Now, we’ll talk about running those games.

Whether you built your own world or are running a published adventure — D&D 5e has some sandbox adventures including Curse of Strahd, Out of the Abyss, and Princes of the Apocalypse — these tips will help keep your open-world game going.

Give them something to do. A true sandbox sets players in a world and lets them, well, do whatever they want. That’s why it’s called a sandbox. There are no rules, structure, or plotline. But a game without a quest or a story is pretty boring. The best sandbox adventures have an open world with a grand plot or long-term aim. So, set the scene with some sort of quest, adventure, or encounter that pulls the adventurers into the overarching story.

Provide information. Open-world games can die quickly if the players feel lost or don’t know what to do next.
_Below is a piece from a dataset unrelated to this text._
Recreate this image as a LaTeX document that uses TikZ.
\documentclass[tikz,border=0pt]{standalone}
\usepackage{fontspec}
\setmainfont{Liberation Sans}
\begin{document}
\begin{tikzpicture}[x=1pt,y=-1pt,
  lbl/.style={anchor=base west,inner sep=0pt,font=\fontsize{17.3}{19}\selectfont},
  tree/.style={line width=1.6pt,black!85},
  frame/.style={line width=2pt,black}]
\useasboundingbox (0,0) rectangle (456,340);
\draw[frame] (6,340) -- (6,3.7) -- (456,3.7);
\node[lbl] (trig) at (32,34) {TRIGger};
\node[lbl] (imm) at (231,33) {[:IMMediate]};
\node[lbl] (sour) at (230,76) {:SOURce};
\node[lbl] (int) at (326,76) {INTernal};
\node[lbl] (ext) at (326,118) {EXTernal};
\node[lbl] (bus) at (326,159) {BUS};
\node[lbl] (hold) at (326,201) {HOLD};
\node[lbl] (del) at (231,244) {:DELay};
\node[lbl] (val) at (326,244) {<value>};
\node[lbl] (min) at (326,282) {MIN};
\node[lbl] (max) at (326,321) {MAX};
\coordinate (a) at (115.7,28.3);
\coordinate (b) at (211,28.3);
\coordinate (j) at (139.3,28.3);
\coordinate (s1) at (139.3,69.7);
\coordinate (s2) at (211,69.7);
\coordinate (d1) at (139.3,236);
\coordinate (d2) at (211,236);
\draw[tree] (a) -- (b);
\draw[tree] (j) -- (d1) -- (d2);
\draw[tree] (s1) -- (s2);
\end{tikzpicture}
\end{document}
Keep them plied with information about other places, new quests to undertake, or NPCs that need their help. Pull them into the next part of the story.

Introduce hooks. A good sandbox world is a connected world, so new adventure hooks should be popping up naturally. But make sure to dangle a few hooks in front of them whenever possible. When they’re done with the current adventure, they’ll be pulled toward the next one.
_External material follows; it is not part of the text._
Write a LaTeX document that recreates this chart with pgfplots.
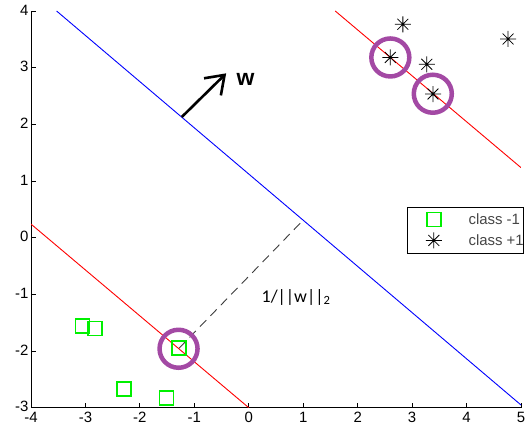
\documentclass[border=0pt]{standalone}
\usepackage{pgfplots}
\pgfplotsset{compat=1.18}
\usepackage{fontspec}
\setmainfont{Liberation Sans}
\newfontfamily\carlito{Carlito}
\usetikzlibrary{arrows.meta}
\definecolor{svmpurple}{RGB}{163,73,164}
\definecolor{svmgreen}{RGB}{0,240,0}
\definecolor{leggray}{RGB}{70,70,70}
\definecolor{dashgray}{RGB}{60,60,60}

\pgfdeclareplotmark{mstar}{%
  \pgfpathmoveto{\pgfqpoint{-\pgfplotmarksize}{0pt}}%
  \pgfpathlineto{\pgfqpoint{\pgfplotmarksize}{0pt}}%
  \pgfpathmoveto{\pgfqpoint{0pt}{-\pgfplotmarksize}}%
  \pgfpathlineto{\pgfqpoint{0pt}{\pgfplotmarksize}}%
  \pgfpathmoveto{\pgfqpoint{-0.68\pgfplotmarksize}{-0.68\pgfplotmarksize}}%
  \pgfpathlineto{\pgfqpoint{0.68\pgfplotmarksize}{0.68\pgfplotmarksize}}%
  \pgfpathmoveto{\pgfqpoint{-0.68\pgfplotmarksize}{0.68\pgfplotmarksize}}%
  \pgfpathlineto{\pgfqpoint{0.68\pgfplotmarksize}{-0.68\pgfplotmarksize}}%
  \pgfusepathqstroke}

\pgfplotsset{legimg/.style={legend image code/.code={\path (0bp,-7bp) (52bp,7bp);\draw[##1,mark repeat=1] plot coordinates {(26bp,0bp)};}}}

\begin{document}
\begin{tikzpicture}
\useasboundingbox (-31bp,-22.3bp) rectangle (494bp,407.7bp);
\begin{axis}[
  scale only axis, width=490bp, height=396.7bp,
  xmin=-4, xmax=5, ymin=-3, ymax=4,
  axis lines=left, axis line style={-, line width=0.9bp},
  xtick={-4,...,5}, ytick={-3,...,4},
  tick align=inside, major tick length=5bp,
  tick style={black, line width=0.8bp},
  tick label style={font=\fontsize{15}{17}\selectfont},
  yticklabel style={xshift=1bp, yshift=1bp},
  xticklabel style={yshift=-1bp},
  /pgf/number format/assume math mode=true,
  legend style={at={(axis cs:2.9,0.55)}, anchor=north west, draw=black, line width=0.8bp,
    font=\fontsize{15}{17}\selectfont, text=leggray, inner xsep=0pt, inner ysep=5bp,
    nodes={inner sep=0pt, font=\fontsize{15}{17}\selectfont}, column sep=8bp, row sep=5bp},
  legend cell align=left,
]
\addplot[blue, line width=0.9bp, forget plot] coordinates {(-3.53,4) (5,-2.952)};
\addplot[red, line width=0.9bp, forget plot] coordinates {(1.588,4) (5,1.236)};
\addplot[red, line width=0.9bp, forget plot] coordinates {(-4,0.24) (0,-3)};
\addplot[dashgray, dash pattern=on 9bp off 6bp, line width=0.9bp, forget plot] coordinates {(-1.28,-1.95) (1.0,0.31)};
\addplot[black, line width=2.6bp, -{Straight Barb[length=17bp,width=24bp]}, forget plot] coordinates {(-1.23,2.13) (-0.415,2.90)};
\addplot[only marks, mark=square, mark size=7bp, color=svmgreen, line width=1.5bp, legimg] coordinates {
  (-3.057,-1.558) (-2.824,-1.60) (-2.296,-2.67) (-1.51,-2.83) (-1.28,-1.95)};
\addlegendentry{class -1}
\addplot[only marks, mark=mstar, mark size=8bp, black, line width=0.8bp, legimg] coordinates {
  (2.60,3.18) (2.83,3.766) (3.27,3.06) (3.384,2.535) (4.763,3.506)};
\addlegendentry{class +1}
\addplot[only marks, mark=o, mark size=19bp, svmpurple, line width=4.5bp, forget plot] coordinates {
  (-1.29,-1.96) (2.60,3.18) (3.38,2.54)};
\node[anchor=base west, font=\bfseries\fontsize{23}{26}\selectfont] at (axis cs:-0.287,2.694) {w};
\node[anchor=base west, font=\carlito\fontsize{18}{20}\selectfont] at (axis cs:0.173,-1.135) {1/||w||\textsubscript{2}};
\end{axis}
\end{tikzpicture}
\end{document}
Use your NPCs. Non-player characters can serve all sorts of functions in any kind of game, but they’re most important in a sandbox game. They provide information, hand out quests, and can be there to guide players when they get stuck. Even after you’ve provided plenty of hints, sometimes players still can’t figure out their next step. That’s when an NPC shows up at the tavern and whispers some inside information, pushing them to the next place.

Keep in mind what could come next. Since they’re open worlds, these kinds of adventures tend to be able to go in any direction. Do your best to anticipate what the players could do next, so you’re prepared with a different dungeon or encounter if directions switch.

Remember it’s OK to break from the game for a second. If your players do something totally out of left field, pause the game to address them. “Hey, you guys can go into this cave or you can go to the town, but I honestly don’t have the cave prepared right now. It’s fine if you decide to do that, but we’ll have to break now and pick back up there at the next session.” They should be cool with it.

Tie the characters’ backgrounds into the game, if you can. The open nature of this kind of game lets you build elements of the player characters’ backstories into the game, which will lead to more investment in the plot and more excitement, too.